◆ Work to do
Reproduce the top of the data verbatim, through and including the line that contains "import seaborn as sns".

◆ Available records

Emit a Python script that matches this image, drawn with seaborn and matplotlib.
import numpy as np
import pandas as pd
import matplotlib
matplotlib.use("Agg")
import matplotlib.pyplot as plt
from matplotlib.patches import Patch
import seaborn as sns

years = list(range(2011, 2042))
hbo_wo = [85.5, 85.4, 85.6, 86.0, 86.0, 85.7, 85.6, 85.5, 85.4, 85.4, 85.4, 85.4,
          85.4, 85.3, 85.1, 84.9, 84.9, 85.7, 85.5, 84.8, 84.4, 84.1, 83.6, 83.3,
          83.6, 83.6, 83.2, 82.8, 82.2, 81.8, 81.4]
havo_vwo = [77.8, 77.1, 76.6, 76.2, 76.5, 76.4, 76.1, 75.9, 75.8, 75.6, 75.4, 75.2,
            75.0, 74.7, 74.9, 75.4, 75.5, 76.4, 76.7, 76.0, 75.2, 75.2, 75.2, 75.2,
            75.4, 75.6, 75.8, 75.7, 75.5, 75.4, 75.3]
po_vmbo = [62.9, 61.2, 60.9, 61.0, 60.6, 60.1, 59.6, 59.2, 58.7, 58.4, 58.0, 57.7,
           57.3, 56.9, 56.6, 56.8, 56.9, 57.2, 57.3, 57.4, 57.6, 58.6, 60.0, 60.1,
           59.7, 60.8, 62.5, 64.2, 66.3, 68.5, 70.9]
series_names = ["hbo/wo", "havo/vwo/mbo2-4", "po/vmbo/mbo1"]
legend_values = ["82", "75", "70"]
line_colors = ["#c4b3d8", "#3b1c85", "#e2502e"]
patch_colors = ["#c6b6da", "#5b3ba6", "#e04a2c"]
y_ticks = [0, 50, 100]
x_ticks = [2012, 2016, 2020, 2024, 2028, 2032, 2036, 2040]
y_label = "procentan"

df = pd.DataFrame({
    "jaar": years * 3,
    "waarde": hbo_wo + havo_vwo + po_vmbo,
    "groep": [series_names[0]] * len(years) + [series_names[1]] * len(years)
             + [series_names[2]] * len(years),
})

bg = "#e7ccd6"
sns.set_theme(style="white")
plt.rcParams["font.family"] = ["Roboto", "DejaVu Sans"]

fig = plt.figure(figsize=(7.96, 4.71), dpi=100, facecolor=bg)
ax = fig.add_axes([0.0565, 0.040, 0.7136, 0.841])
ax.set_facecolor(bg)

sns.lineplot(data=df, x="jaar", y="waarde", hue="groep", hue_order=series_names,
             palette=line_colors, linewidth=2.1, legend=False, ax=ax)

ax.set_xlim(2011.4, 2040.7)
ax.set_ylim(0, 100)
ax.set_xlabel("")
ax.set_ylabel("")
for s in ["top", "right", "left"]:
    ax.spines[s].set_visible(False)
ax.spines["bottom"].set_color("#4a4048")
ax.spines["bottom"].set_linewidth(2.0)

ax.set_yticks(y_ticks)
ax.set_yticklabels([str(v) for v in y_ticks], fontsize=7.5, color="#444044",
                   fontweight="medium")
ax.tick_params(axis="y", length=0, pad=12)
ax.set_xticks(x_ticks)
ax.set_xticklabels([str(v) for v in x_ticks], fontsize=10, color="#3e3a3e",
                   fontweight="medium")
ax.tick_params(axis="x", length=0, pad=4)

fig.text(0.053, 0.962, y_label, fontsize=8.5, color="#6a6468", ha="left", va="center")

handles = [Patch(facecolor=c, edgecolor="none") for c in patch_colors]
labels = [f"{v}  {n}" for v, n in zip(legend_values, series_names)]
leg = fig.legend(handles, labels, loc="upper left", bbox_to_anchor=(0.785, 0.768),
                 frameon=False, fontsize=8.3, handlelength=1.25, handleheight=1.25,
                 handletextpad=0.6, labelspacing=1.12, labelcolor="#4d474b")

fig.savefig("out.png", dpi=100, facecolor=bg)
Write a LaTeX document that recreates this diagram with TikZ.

◆ Answer to this task
Emit a Python script that matches this image, drawn with seaborn and matplotlib.
import numpy as np
import pandas as pd
import matplotlib
matplotlib.use("Agg")
import matplotlib.pyplot as plt
from matplotlib.patches import Patch
import seaborn as sns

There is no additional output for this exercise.